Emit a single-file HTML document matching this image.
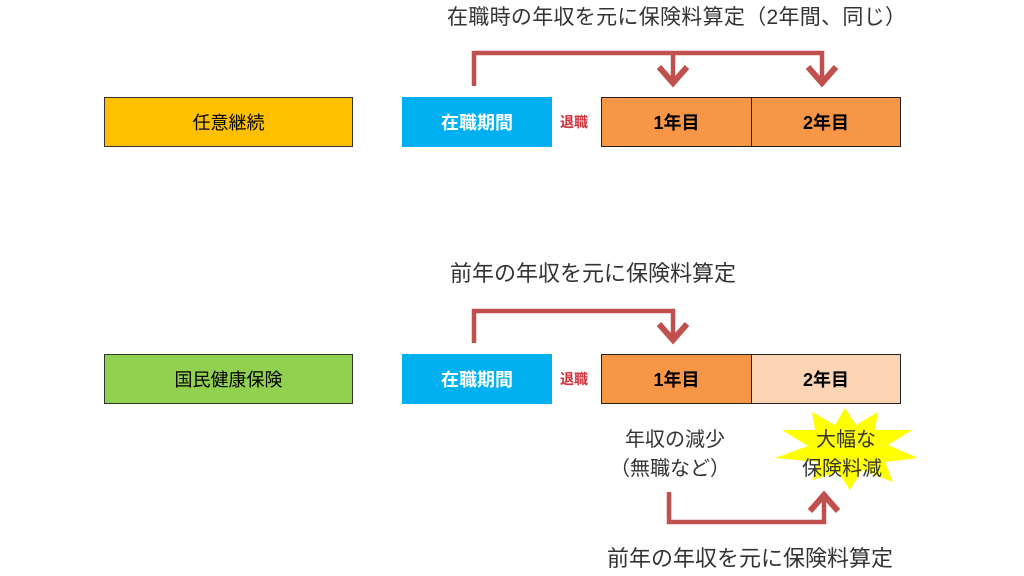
<!DOCTYPE html>
<html><head><meta charset="utf-8"><style>
body{margin:0;width:1024px;height:576px;background:#fff;font-family:"Liberation Sans","Noto Sans CJK JP",sans-serif;position:relative;overflow:hidden}
.b{position:absolute;box-sizing:border-box;display:flex;align-items:center;justify-content:center;font-size:18px}
.t{position:absolute;font-size:21px;color:#333;white-space:nowrap}
</style></head><body>
<div class="t" style="left:447px;top:1px;font-size:21px;letter-spacing:0.3px">在職時の年収を元に保険料算定（2年間、同じ）</div>
<div class="b" style="left:104px;top:97px;width:249px;height:50px;background:#FFC000;border:1px solid #333">任意継続</div>
<div class="b" style="left:402px;top:97px;width:150px;height:50px;background:#00B0F0;color:#fff;font-weight:bold">在職期間</div>
<div class="t" style="left:560px;top:112px;font-size:14px;color:#d0303a;font-weight:bold">退職</div>
<div class="b" style="left:601px;top:97px;width:151px;height:50px;background:#F79646;border:1px solid #222;font-weight:bold">1年目</div>
<div class="b" style="left:751px;top:97px;width:150px;height:50px;background:#F79646;border:1px solid #222;font-weight:bold">2年目</div>

<div class="t" style="left:450px;top:256px;font-size:22px">前年の年収を元に保険料算定</div>
<div class="b" style="left:104px;top:354px;width:249px;height:50px;background:#92D050;border:1px solid #333">国民健康保険</div>
<div class="b" style="left:402px;top:354px;width:150px;height:50px;background:#00B0F0;color:#fff;font-weight:bold">在職期間</div>
<div class="t" style="left:560px;top:369px;font-size:14px;color:#d0303a;font-weight:bold">退職</div>
<div class="b" style="left:601px;top:354px;width:151px;height:50px;background:#F79646;border:1px solid #222;font-weight:bold">1年目</div>
<div class="b" style="left:751px;top:354px;width:150px;height:50px;background:#FBD4B4;border:1px solid #222;font-weight:bold">2年目</div>

<svg style="position:absolute;left:0;top:0" width="1024" height="576">
<g stroke="#C0504D" stroke-width="4.5" fill="none">
<polyline points="474,86 474,53 822,53 822,82"/>
<line x1="673" y1="53" x2="673" y2="82"/>
<polyline points="659,67 673,83 687,67" stroke-width="6"/>
<polyline points="808,67 822,83 836,67" stroke-width="6"/>
<polyline points="474,343 474,311 673,311 673,339"/>
<polyline points="659,324 673,340 687,324" stroke-width="6"/>
<polyline points="669,492 669,522 824,522 824,496"/>
<polyline points="810,511 824,495 838,511" stroke-width="6"/>
</g>
<polygon fill="#FFFF00" points="845,408 856,425 878,412 875,430 912,430 888,445 918,458 885,462 893,482 862,470 850,490 838,472 812,480 818,462 775,458 808,446 782,430 815,430 812,412 835,425"/>
</svg>
<div class="t" style="left:625px;top:423px;font-size:20px">年収の減少</div>
<div class="t" style="left:610px;top:452px;font-size:20px">（無職など）</div>
<div class="t" style="left:816px;top:423px;font-size:20px">大幅な</div>
<div class="t" style="left:802px;top:452px;font-size:20px">保険料減</div>
<div class="t" style="left:607px;top:541px;font-size:22px">前年の年収を元に保険料算定</div>
</body></html>
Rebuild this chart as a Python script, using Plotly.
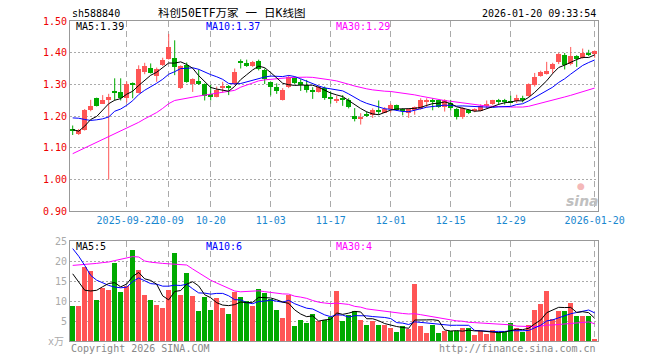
import pandas as pd
import plotly.graph_objects as go

# ---------------- data ----------------
holidays = pd.to_datetime(["2025-10-01", "2025-10-02", "2025-10-03", "2025-10-06",
                           "2025-10-07", "2025-10-08", "2026-01-01", "2026-01-02"])
days = pd.bdate_range("2025-09-09", "2026-01-20")
days = days[~days.isin(holidays)]
dates = [d.strftime("%Y-%m-%d") for d in days]

open_ = [1.160, 1.144, 1.155, 1.220, 1.256, 1.239, 1.251, 1.277, 1.276, 1.256,
         1.303, 1.274, 1.339, 1.351, 1.327, 1.360, 1.381, 1.384, 1.288, 1.360,
         1.301, 1.311, 1.301, 1.269, 1.261, 1.288, 1.295, 1.300, 1.374, 1.368,
         1.359, 1.373, 1.345, 1.306, 1.291, 1.251, 1.291, 1.319, 1.307, 1.298,
         1.282, 1.277, 1.288, 1.256, 1.249, 1.254, 1.249, 1.201, 1.191, 1.203,
         1.204, 1.218, 1.211, 1.222, 1.234, 1.220, 1.209, 1.222, 1.222, 1.245,
         1.249, 1.249, 1.230, 1.241, 1.223, 1.197, 1.218, 1.217, 1.217, 1.233,
         1.239, 1.247, 1.248, 1.247, 1.246, 1.256, 1.264, 1.298, 1.327, 1.334,
         1.347, 1.371, 1.392, 1.364, 1.390, 1.384, 1.399, 1.395]
high = [1.170, 1.159, 1.222, 1.251, 1.258, 1.266, 1.270, 1.319, 1.319, 1.309,
        1.306, 1.360, 1.368, 1.366, 1.353, 1.384, 1.459, 1.439, 1.360, 1.369,
        1.319, 1.347, 1.303, 1.298, 1.293, 1.308, 1.298, 1.350, 1.379, 1.378,
        1.374, 1.378, 1.350, 1.308, 1.303, 1.288, 1.329, 1.324, 1.316, 1.314,
        1.291, 1.295, 1.293, 1.277, 1.264, 1.266, 1.256, 1.225, 1.209, 1.214,
        1.224, 1.249, 1.228, 1.239, 1.236, 1.224, 1.225, 1.230, 1.256, 1.256,
        1.256, 1.251, 1.253, 1.251, 1.225, 1.228, 1.222, 1.224, 1.237, 1.249,
        1.251, 1.254, 1.254, 1.264, 1.267, 1.264, 1.303, 1.336, 1.343, 1.371,
        1.368, 1.399, 1.399, 1.418, 1.392, 1.413, 1.409, 1.407]
low = [1.140, 1.140, 1.154, 1.215, 1.230, 1.238, 0.999, 1.249, 1.249, 1.243,
       1.256, 1.272, 1.332, 1.334, 1.308, 1.358, 1.378, 1.329, 1.285, 1.305,
       1.276, 1.298, 1.249, 1.249, 1.259, 1.274, 1.266, 1.298, 1.350, 1.355,
       1.355, 1.344, 1.301, 1.265, 1.270, 1.249, 1.288, 1.301, 1.279, 1.274,
       1.254, 1.274, 1.251, 1.239, 1.241, 1.232, 1.224, 1.183, 1.173, 1.197,
       1.194, 1.204, 1.209, 1.211, 1.216, 1.202, 1.194, 1.204, 1.220, 1.228,
       1.218, 1.226, 1.214, 1.217, 1.189, 1.191, 1.206, 1.212, 1.215, 1.225,
       1.235, 1.235, 1.236, 1.241, 1.241, 1.243, 1.261, 1.293, 1.324, 1.331,
       1.334, 1.364, 1.347, 1.360, 1.355, 1.381, 1.389, 1.384]
close = [1.152, 1.157, 1.220, 1.232, 1.232, 1.251, 1.259, 1.275, 1.258, 1.301,
         1.298, 1.350, 1.357, 1.337, 1.349, 1.376, 1.418, 1.355, 1.357, 1.308,
         1.316, 1.301, 1.263, 1.263, 1.282, 1.295, 1.288, 1.340, 1.370, 1.359,
         1.371, 1.347, 1.316, 1.293, 1.279, 1.282, 1.324, 1.305, 1.298, 1.282,
         1.277, 1.291, 1.258, 1.254, 1.253, 1.251, 1.228, 1.189, 1.197, 1.201,
         1.218, 1.215, 1.223, 1.236, 1.218, 1.217, 1.222, 1.228, 1.251, 1.249,
         1.246, 1.228, 1.249, 1.225, 1.197, 1.224, 1.209, 1.220, 1.232, 1.236,
         1.251, 1.245, 1.245, 1.244, 1.256, 1.249, 1.300, 1.324, 1.340, 1.343,
         1.364, 1.395, 1.361, 1.390, 1.381, 1.399, 1.392, 1.404]
# volume, in 万 (10k)
volume = [8.7, 8.7, 18.4, 17.4, 10.2, 13.2, 12.7, 19.4, 12.2, 13.7,
          22.7, 17.7, 11.4, 10.2, 8.9, 8.2, 12.7, 21.9, 11.4, 16.9,
          11.2, 7.4, 10.9, 7.7, 10.7, 8.2, 6.7, 12.2, 10.9, 9.9,
          8.7, 12.9, 11.9, 10.4, 7.7, 5.7, 11.4, 3.7, 5.2, 4.4,
          6.7, 4.9, 5.2, 5.9, 12.4, 4.9, 6.4, 7.4, 5.2, 3.9,
          4.9, 3.9, 3.9, 3.2, 2.2, 3.7, 2.9, 14.2, 3.7, 1.9,
          3.9, 1.9, 2.4, 2.4, 2.4, 3.2, 3.2, 1.4, 2.4, 1.7,
          2.7, 2.2, 2.2, 4.4, 3.2, 2.2, 3.9, 7.7, 9.2, 12.4,
          5.4, 7.4, 7.4, 9.4, 6.2, 6.2, 6.2, 0.4]

# moving-average values at the left edge (window not yet full inside the view)
ma5_head = [1.157, 1.152, 1.168, 1.189]
ma10_head = [1.194, 1.193, 1.189, 1.186, 1.188, 1.191, 1.197, 1.215, 1.222]
ma30_head = [1.081, 1.090, 1.098, 1.106, 1.115, 1.124, 1.134, 1.143, 1.152, 1.161,
             1.171, 1.180, 1.191, 1.201, 1.211, 1.224, 1.239, 1.249, 1.253, 1.256,
             1.259, 1.263, 1.266, 1.269, 1.272, 1.275, 1.277, 1.281, 1.291]
vol_ma5_head = [16.8, 14.75, 12.7, 12.5]
vol_ma10_head = [23.1, 21.2, 18.9, 16.4, 15.2, 14.5, 13.9, 13.5, 13.3]
vol_ma30_head = [18.9, 19.0, 19.1, 19.25, 19.4, 19.6, 19.75, 20.1, 20.4, 20.8,
                 21.1, 21.0, 20.0, 19.7, 19.5, 19.4, 19.3, 19.25, 19.2, 19.0,
                 18.0, 17.0, 16.0, 15.2, 14.5, 13.8, 13.2, 12.5, 12.3]

tick_dates = ["2025-09-22", "2025-10-09", "2025-10-20", "2025-11-03", "2025-11-17",
              "2025-12-01", "2025-12-15", "2025-12-29", "2026-01-20"]
tick_text = ["2025-09-22", "10-09", "10-20", "11-03", "11-17",
             "12-01", "12-15", "12-29", "2026-01-20"]
price_ticks = [0.90, 1.00, 1.10, 1.20, 1.30, 1.40, 1.50]
vol_ticks = [5, 10, 15, 20, 25]

# ---------------- helpers ----------------
def moving_average(values, window, head):
    s = pd.Series(values).rolling(window).mean().tolist()
    return list(head) + s[len(head):]

ma5 = moving_average(close, 5, ma5_head)
ma10 = moving_average(close, 10, ma10_head)
ma30 = moving_average(close, 30, ma30_head)
vma5 = moving_average(volume, 5, vol_ma5_head)
vma10 = moving_average(volume, 10, vol_ma10_head)
vma30 = moving_average(volume, 30, vol_ma30_head)

RED = "#ff5555"
GREEN = "#00aa00"
up = [c > o for o, c in zip(open_, close)]
colors = [RED if u else GREEN for u in up]

MONO = "DejaVu Sans Mono, Liberation Mono, monospace"
CJK = "DejaVu Sans Mono, Noto Sans CJK SC, monospace"

fig = go.Figure()

# wicks
for col, flag in ((RED, True), (GREEN, False)):
    xs, ys = [], []
    for d, h, l, u in zip(dates, high, low, up):
        if u == flag:
            xs += [d, d, None]
            ys += [l, h, None]
    fig.add_trace(go.Scatter(x=xs, y=ys, mode="lines", line=dict(color=col, width=1),
                             hoverinfo="skip", showlegend=False, xaxis="x", yaxis="y"))

# bodies
base = [min(o, c) for o, c in zip(open_, close)]
height = [max(abs(c - o), 0.003) for o, c in zip(open_, close)]
fig.add_trace(go.Bar(x=dates, y=height, base=base, width=0.82,
                     marker=dict(color=colors, line=dict(width=0)),
                     showlegend=False, xaxis="x", yaxis="y"))

# price MAs
for vals, col in ((ma30, "#ff00ff"), (ma10, "#0000ff"), (ma5, "#000000")):
    fig.add_trace(go.Scatter(x=dates, y=vals, mode="lines", line=dict(color=col, width=1),
                             showlegend=False, xaxis="x", yaxis="y"))

# volume bars
fig.add_trace(go.Bar(x=dates, y=volume, width=0.82,
                     marker=dict(color=colors, line=dict(width=0)),
                     showlegend=False, xaxis="x2", yaxis="y2"))
for vals, col in ((vma30, "#ff00ff"), (vma10, "#0000ff"), (vma5, "#000000")):
    fig.add_trace(go.Scatter(x=dates, y=vals, mode="lines", line=dict(color=col, width=1),
                             showlegend=False, xaxis="x2", yaxis="y2"))

# ---------------- layout ----------------
# the page body adds an 8px margin; size the figure so the screen layout matches
OFF = 8
W, H = 660 - OFF, 360 - OFF
PLOT_L, PLOT_R, PLOT_T, PLOT_B = 70, 598, 21, 341        # screen pixels
L, T = PLOT_L - OFF, PLOT_T - OFF
R, B = W - (PLOT_R - OFF), H - (PLOT_B - OFF)
PW, PH = PLOT_R - PLOT_L, PLOT_B - PLOT_T


def px(x, y):
    return (x - PLOT_L) / PW, (PLOT_B - y) / PH


annots = []


def label(text, x, y, color, size=10, anchor="left", family=MONO, **kw):
    xp, yp = px(x, y)
    annots.append(dict(text=text, x=xp, y=yp, xref="paper", yref="paper",
                       xanchor=anchor, yanchor="middle", showarrow=False,
                       font=dict(family=family, size=size, color=color), **kw))


label("sh588840", 70, 13, "#000000")
label("科创50ETF万家 一 日K线图", 231, 13, "#000000", size=11.5, anchor="center", family=CJK)
label("2026-01-20 09:33:54", 598, 13, "#000000", anchor="right")
label("MA5:1.39", 74, 26, "#000000")
label("MA10:1.37", 204, 26, "#0000ff")
label("MA30:1.29", 334, 26, "#ff00ff")
label("MA5:5", 74, 246, "#000000")
label("MA10:6", 204, 246, "#0000ff")
label("MA30:4", 334, 246, "#ff00ff")
label("x万", 66, 341, "#aaaaaa", anchor="right", family=CJK)
label("Copyright 2026 SINA.COM", 69, 348, "#888888")
label("http://finance.sina.com.cn", 598, 348, "#888888", anchor="right")
label("<i><b>sina</b></i>", 582, 201, "#c0c0c0", size=14, anchor="center",
      family="DejaVu Sans, sans-serif")
label("●", 581, 186, "#f4b8b8", size=9, anchor="center", family="DejaVu Sans")

n = len(dates)
xrange_ = [-0.45, n - 0.45]
axis_common = dict(showline=True, mirror=True, linecolor="#999999", linewidth=1,
                   zeroline=False, fixedrange=True, automargin=False)
GRID = "#aaaaaa"

fig.update_layout(
    width=W, height=H,
    margin=dict(l=L, r=R, t=T, b=B, pad=0, autoexpand=False),
    paper_bgcolor="white", plot_bgcolor="white",
    bargap=0, barmode="overlay", hovermode=False, showlegend=False,
    annotations=annots,
    xaxis=dict(domain=[0, 1], anchor="y", type="category", categoryorder="array",
               categoryarray=dates, range=xrange_,
               tickmode="array", tickvals=tick_dates, ticktext=tick_text, tickangle=0,
               tickfont=dict(family=MONO, size=10, color="#1a88d0"),
               ticks="", showgrid=True, gridcolor=GRID, gridwidth=1,
               griddash="6px,4px", **axis_common),
    yaxis=dict(domain=[(PLOT_B - 211) / PH, 1], anchor="x", range=[0.90, 1.50],
               tickmode="array", tickvals=price_ticks,
               ticktext=[f"{v:.2f}" for v in price_ticks],
               tickfont=dict(family=MONO, size=10, color="#ee0000"),
               ticks="", showgrid=True, gridcolor=GRID, gridwidth=1,
               griddash="2px,2px", **axis_common),
    xaxis2=dict(domain=[0, 1], anchor="y2", type="category", categoryorder="array",
                categoryarray=dates, range=xrange_, matches="x",
                tickmode="array", tickvals=tick_dates, showticklabels=False,
                ticks="", showgrid=True, gridcolor=GRID, gridwidth=1,
                griddash="6px,4px", **axis_common),
    yaxis2=dict(domain=[0, (PLOT_B - 241) / PH], anchor="x2", range=[0, 25],
                tickmode="array", tickvals=vol_ticks,
                ticktext=[str(v) for v in vol_ticks],
                tickfont=dict(family=MONO, size=10, color="#aaaaaa"),
                ticks="", showgrid=True, gridcolor=GRID, gridwidth=1,
                griddash="2px,2px", **axis_common),
)

fig.write_html("out.html")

• • • • •

Begin with the line that contains "Rebuild this chart", end with the line that contains "import plotly.graph_objects as go", and set down every line in that range exactly as it stands, minus the pictures.

Rebuild this chart as a Python script, using Plotly.
import pandas as pd
import plotly.graph_objects as go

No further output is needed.